Bloody Sunday

The Bloody Sunday Massacre in January 1905 was a key point in the change of public opinion for the Tsar. No longer was the Tsar seen as ‘Little Father’ but instead became Bloody Nicholas. The falling wages and rising cost of living created widespread discontent amongst the industrial working class who lived in the cities. Due to workers dismissal from the Putilov Steel Works in 1904, other workers began to strike in support and by January 1905, the number of striking workers reached 120000.  Father Gapon planned to approach the Tsar with a petition. Within this petition there were desires to reduce the working day to eight hours, to increase wages of unskilled workers and provide medical care.

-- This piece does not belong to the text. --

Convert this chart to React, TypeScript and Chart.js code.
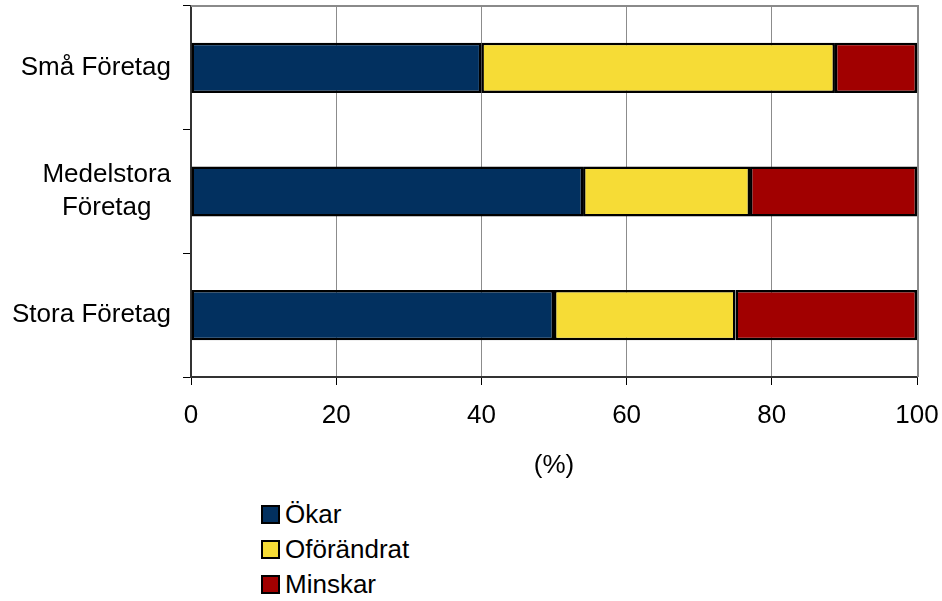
import React, { useEffect, useRef } from "react";
import { Chart, registerables } from "chart.js";

Chart.register(...registerables);

const categories: (string | string[])[] = ["Små Företag", ["Medelstora", "Företag"], "Stora Företag"];
const seriesNames = ["Ökar", "Oförändrat", "Minskar"];
const okar = [40, 54, 50];
const oforandrat = [48.7, 23, 25];
const minskar = [11.3, 23, 25];
const colors = ["#02305F", "#F6DC36", "#A10000"];
const xTitle = "(%)";

const FONT = "'Liberation Sans', Arial, sans-serif";
const LABEL_SIZE = 26;
const LABEL_LINE = 33;
const Y_TICK_LEN = 8;
const Y_TICK_PAD = 12;

const borderPlugin = {
  id: "plotBorder",
  beforeDatasetsDraw(chart: any) {
    const { ctx, chartArea } = chart;
    ctx.save();
    ctx.strokeStyle = "#8a8a8a";
    ctx.lineWidth = 2;
    ctx.beginPath();
    ctx.moveTo(chartArea.left, chartArea.top);
    ctx.lineTo(chartArea.right + 1, chartArea.top);
    ctx.lineTo(chartArea.right + 1, chartArea.bottom);
    ctx.stroke();
    ctx.restore();
  },
};

// category labels: block right-aligned to the axis, lines centred within the block
const yLabelPlugin = {
  id: "yLabels",
  afterDraw(chart: any) {
    const { ctx } = chart;
    const scale = chart.scales.y;
    ctx.save();
    ctx.font = `${LABEL_SIZE}px ${FONT}`;
    ctx.fillStyle = "#000";
    ctx.textAlign = "center";
    ctx.textBaseline = "middle";
    const right = scale.right - Y_TICK_LEN - Y_TICK_PAD;
    (chart.data.labels as (string | string[])[]).forEach((lab, i) => {
      const lines = Array.isArray(lab) ? lab : [lab];
      const blockW = Math.max(...lines.map((l) => ctx.measureText(l).width));
      const cx = right - blockW / 2;
      const cy = scale.getPixelForTick(i);
      lines.forEach((l, j) => {
        ctx.fillText(l, cx, cy + (j - (lines.length - 1) / 2) * LABEL_LINE);
      });
    });
    ctx.restore();
  },
};

function zeroPadding(scale: any) {
  scale.paddingTop = 0;
  scale.paddingBottom = 0;
  scale.paddingLeft = 0;
  scale.paddingRight = 0;
}

export default function App() {
  const ref = useRef<HTMLCanvasElement>(null);
  useEffect(() => {
    const values = [okar, oforandrat, minskar];
    const chart = new Chart(ref.current!, {
      type: "bar",
      data: {
        labels: categories,
        datasets: seriesNames.map((name, i) => ({
          label: name,
          data: values[i],
          backgroundColor: colors[i],
          borderColor: "#000",
          borderWidth: 2.5,
          borderSkipped: false,
          categoryPercentage: 1,
          barPercentage: 0.405,
        })),
      },
      options: {
        indexAxis: "y",
        responsive: false,
        animation: false,
        devicePixelRatio: 1,
        layout: { padding: { top: 6, right: 25, left: 0, bottom: 0 } },
        plugins: { legend: { display: false }, tooltip: { enabled: false } },
        scales: {
          x: {
            stacked: true,
            min: 0,
            max: 100,
            ticks: {
              stepSize: 20,
              color: "#000",
              padding: 15,
              font: { family: FONT, size: 26 },
            },
            grid: { color: "#8c8c8c", lineWidth: 1, tickLength: 8, tickColor: "#000" },
            border: { color: "#333", width: 2 },
            title: {
              display: true,
              text: xTitle,
              color: "#000",
              font: { family: FONT, size: 26 },
              padding: { top: 0, bottom: 16 },
            },
            afterFit(scale: any) {
              scale.height = 120;
              zeroPadding(scale);
            },
          },
          y: {
            stacked: true,
            ticks: { display: false },
            grid: { drawOnChartArea: false, tickLength: Y_TICK_LEN, tickColor: "#000", offset: true },
            border: { color: "#333", width: 2 },
            afterFit(scale: any) {
              scale.width = 191;
              zeroPadding(scale);
            },
          },
        },
      },
      plugins: [borderPlugin, yLabelPlugin],
    });
    return () => chart.destroy();
  }, []);

  return (
    <div style={{ position: "absolute", left: 0, top: 0, width: 942, height: 601, background: "#fff" }}>
      <canvas ref={ref} width={942} height={497} style={{ display: "block", width: 942, height: 497 }} />
      <div style={{ position: "absolute", left: 261, top: 497, display: "flex", flexDirection: "column" }}>
        {seriesNames.map((name, i) => (
          <div key={name} style={{ display: "flex", alignItems: "center", height: 35, fontFamily: FONT, fontSize: 26, color: "#000" }}>
            <span
              style={{
                display: "inline-block",
                width: 19,
                height: 19,
                boxSizing: "border-box",
                border: "2px solid #000",
                background: colors[i],
                marginRight: 5,
              }}
            />
            <span>{name}</span>
          </div>
        ))}
      </div>
    </div>
  );
}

On the morning of Bloody Sunday 150 000 peaceful people, carrying crucifixes and portraits of the Tsar began to march to the Winter Palace. The crowd was composed of workers and their families. The police were panicked by the large crowd and they fired and charged at the crowd, with forty people being killed. Although the Tsar did not give the orders he was still held responsible. The event had a crippling effect on the Tsarist government with widespread contempt for the regime being held for the first time. After the massacre, 400000 workers went on strike in January. There was a widespread belief, encapsulated by Father Gapon that: “There is no God any longer. There is no Tsar.”